• _GOAL_
Taking the data below, please print only the lines from the line holding "Convert this diagram to TikZ code." to the line holding "(0,0) rectangle (1159,421);", inclusive, with pictures omitted.

• _RECORD EXTRACTS_

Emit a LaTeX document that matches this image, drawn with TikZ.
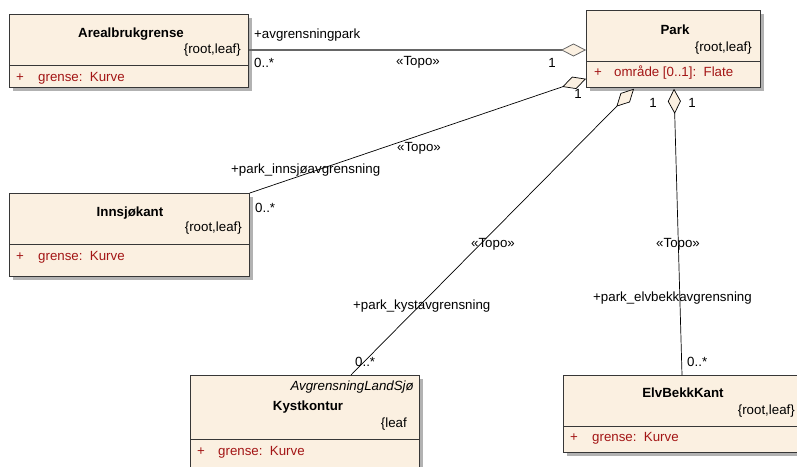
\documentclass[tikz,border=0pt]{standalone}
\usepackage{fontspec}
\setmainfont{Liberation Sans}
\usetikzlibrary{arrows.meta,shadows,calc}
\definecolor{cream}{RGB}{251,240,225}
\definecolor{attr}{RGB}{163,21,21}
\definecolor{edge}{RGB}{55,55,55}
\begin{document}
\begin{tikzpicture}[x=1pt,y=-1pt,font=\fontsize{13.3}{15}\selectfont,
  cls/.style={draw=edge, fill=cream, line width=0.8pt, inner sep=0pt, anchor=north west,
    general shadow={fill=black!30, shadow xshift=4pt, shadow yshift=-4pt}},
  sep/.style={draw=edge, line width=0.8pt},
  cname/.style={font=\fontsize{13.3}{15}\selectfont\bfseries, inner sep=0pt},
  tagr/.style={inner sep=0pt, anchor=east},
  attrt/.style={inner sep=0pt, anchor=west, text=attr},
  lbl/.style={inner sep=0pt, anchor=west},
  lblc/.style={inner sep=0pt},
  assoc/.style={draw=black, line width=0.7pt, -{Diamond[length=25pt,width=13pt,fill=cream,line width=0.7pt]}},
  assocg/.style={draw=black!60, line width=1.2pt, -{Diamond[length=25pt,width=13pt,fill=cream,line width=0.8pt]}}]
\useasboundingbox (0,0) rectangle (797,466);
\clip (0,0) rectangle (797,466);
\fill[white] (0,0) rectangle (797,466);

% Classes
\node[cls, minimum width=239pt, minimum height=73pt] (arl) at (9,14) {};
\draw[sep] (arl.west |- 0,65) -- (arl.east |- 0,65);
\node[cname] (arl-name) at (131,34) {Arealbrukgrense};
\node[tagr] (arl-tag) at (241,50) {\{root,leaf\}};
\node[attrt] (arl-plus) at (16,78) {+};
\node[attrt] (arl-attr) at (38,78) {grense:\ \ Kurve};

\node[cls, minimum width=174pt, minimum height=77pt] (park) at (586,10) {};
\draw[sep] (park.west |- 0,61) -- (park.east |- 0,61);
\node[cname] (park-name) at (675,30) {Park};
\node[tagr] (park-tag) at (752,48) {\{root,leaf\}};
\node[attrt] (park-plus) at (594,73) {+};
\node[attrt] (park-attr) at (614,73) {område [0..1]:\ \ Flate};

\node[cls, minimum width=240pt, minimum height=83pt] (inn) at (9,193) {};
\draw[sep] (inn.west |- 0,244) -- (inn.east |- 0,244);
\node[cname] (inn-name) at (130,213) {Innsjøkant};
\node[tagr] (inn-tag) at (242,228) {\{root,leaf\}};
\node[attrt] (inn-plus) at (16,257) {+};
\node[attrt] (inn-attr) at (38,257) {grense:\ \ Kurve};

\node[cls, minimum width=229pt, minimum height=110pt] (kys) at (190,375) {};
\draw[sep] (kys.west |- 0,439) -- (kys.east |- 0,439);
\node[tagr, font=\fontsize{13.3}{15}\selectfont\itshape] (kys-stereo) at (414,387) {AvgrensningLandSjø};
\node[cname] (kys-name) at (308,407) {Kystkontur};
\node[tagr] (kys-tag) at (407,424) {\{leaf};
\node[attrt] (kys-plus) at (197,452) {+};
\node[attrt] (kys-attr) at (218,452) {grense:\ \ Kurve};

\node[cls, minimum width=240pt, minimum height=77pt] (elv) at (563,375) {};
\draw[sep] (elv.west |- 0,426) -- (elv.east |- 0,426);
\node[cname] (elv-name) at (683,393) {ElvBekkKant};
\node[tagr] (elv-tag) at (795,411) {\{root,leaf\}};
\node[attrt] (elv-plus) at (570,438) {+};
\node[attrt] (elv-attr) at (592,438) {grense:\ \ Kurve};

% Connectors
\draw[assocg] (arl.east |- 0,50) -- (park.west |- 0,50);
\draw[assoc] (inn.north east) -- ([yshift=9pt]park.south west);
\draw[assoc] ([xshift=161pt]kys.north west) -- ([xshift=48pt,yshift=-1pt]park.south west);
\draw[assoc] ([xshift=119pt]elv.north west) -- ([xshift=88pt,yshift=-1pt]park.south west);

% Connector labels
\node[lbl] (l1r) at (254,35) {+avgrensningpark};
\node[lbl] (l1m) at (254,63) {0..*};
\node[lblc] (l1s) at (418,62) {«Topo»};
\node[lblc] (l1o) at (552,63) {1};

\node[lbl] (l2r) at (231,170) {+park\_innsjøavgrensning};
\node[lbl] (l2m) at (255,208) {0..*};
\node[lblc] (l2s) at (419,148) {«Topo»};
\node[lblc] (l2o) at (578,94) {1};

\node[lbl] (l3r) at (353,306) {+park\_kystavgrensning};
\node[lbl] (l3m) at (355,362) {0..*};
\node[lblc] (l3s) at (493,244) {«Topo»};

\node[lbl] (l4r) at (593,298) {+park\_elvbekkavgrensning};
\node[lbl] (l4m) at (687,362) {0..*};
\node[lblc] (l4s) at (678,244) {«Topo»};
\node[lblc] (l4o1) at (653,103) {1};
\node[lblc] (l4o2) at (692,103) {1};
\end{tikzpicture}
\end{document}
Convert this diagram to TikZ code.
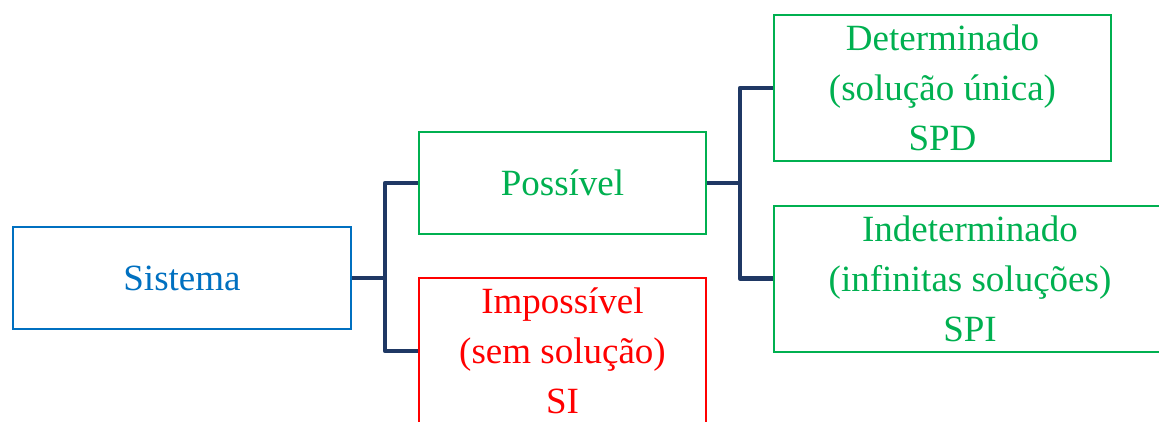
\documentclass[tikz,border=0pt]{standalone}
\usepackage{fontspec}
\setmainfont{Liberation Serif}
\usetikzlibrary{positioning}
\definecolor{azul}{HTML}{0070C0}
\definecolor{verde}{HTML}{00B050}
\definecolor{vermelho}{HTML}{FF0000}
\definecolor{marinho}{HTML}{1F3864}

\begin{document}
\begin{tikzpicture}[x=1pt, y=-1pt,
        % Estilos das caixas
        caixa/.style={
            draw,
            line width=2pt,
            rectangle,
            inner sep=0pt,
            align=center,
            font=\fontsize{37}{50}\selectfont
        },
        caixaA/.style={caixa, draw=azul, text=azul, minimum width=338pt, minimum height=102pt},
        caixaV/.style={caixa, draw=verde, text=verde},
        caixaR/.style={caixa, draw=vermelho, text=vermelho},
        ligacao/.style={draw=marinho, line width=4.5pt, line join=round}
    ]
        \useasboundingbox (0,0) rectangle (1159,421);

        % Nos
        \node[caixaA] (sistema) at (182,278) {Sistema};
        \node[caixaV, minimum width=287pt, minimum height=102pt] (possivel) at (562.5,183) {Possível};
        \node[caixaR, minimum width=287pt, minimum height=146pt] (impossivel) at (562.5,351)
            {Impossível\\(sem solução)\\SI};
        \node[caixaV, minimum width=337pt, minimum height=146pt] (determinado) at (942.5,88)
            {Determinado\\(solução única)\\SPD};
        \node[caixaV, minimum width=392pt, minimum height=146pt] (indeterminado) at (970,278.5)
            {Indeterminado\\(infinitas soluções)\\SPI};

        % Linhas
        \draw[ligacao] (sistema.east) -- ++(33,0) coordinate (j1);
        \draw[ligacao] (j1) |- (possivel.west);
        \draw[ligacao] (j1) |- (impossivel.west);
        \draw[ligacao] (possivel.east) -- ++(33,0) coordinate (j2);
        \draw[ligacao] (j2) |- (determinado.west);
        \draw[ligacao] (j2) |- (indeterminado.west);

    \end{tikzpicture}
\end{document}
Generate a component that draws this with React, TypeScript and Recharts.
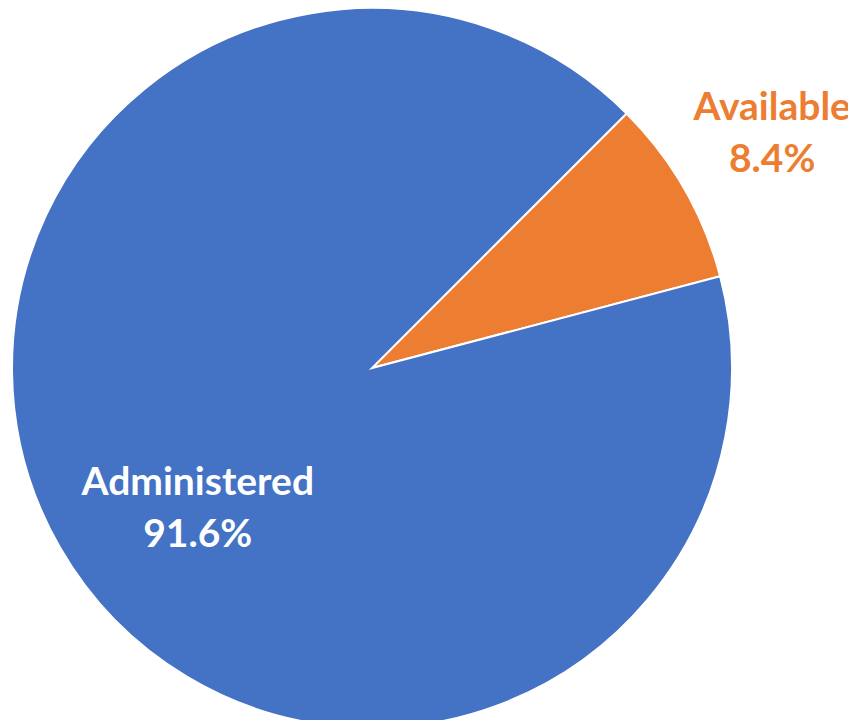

==

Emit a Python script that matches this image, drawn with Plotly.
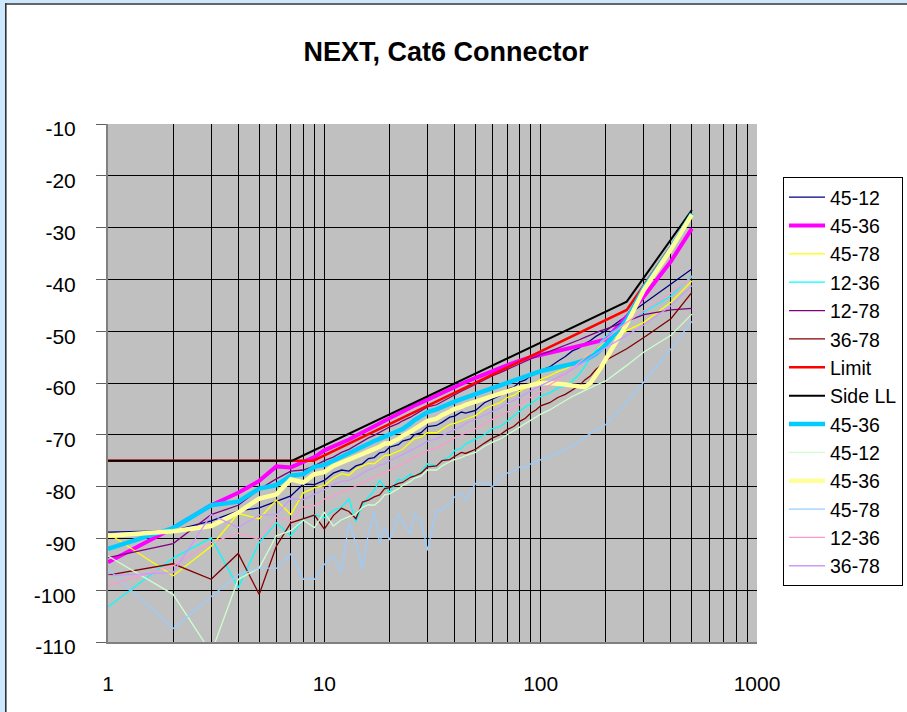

• _SOLUTION TO THIS TASK_
Convert this diagram to TikZ code.
\documentclass[tikz,border=0pt]{standalone}
\usepackage{fontspec}
\setmainfont{Liberation Serif}
\usetikzlibrary{positioning}
\definecolor{azul}{HTML}{0070C0}
\definecolor{verde}{HTML}{00B050}
\definecolor{vermelho}{HTML}{FF0000}
\definecolor{marinho}{HTML}{1F3864}

\begin{document}
\begin{tikzpicture}[x=1pt, y=-1pt,
        % Estilos das caixas
        caixa/.style={
            draw,
            line width=2pt,
            rectangle,
            inner sep=0pt,
            align=center,
            font=\fontsize{37}{50}\selectfont
        },
        caixaA/.style={caixa, draw=azul, text=azul, minimum width=338pt, minimum height=102pt},
        caixaV/.style={caixa, draw=verde, text=verde},
        caixaR/.style={caixa, draw=vermelho, text=vermelho},
        ligacao/.style={draw=marinho, line width=4.5pt, line join=round}
    ]
        \useasboundingbox (0,0) rectangle (1159,421);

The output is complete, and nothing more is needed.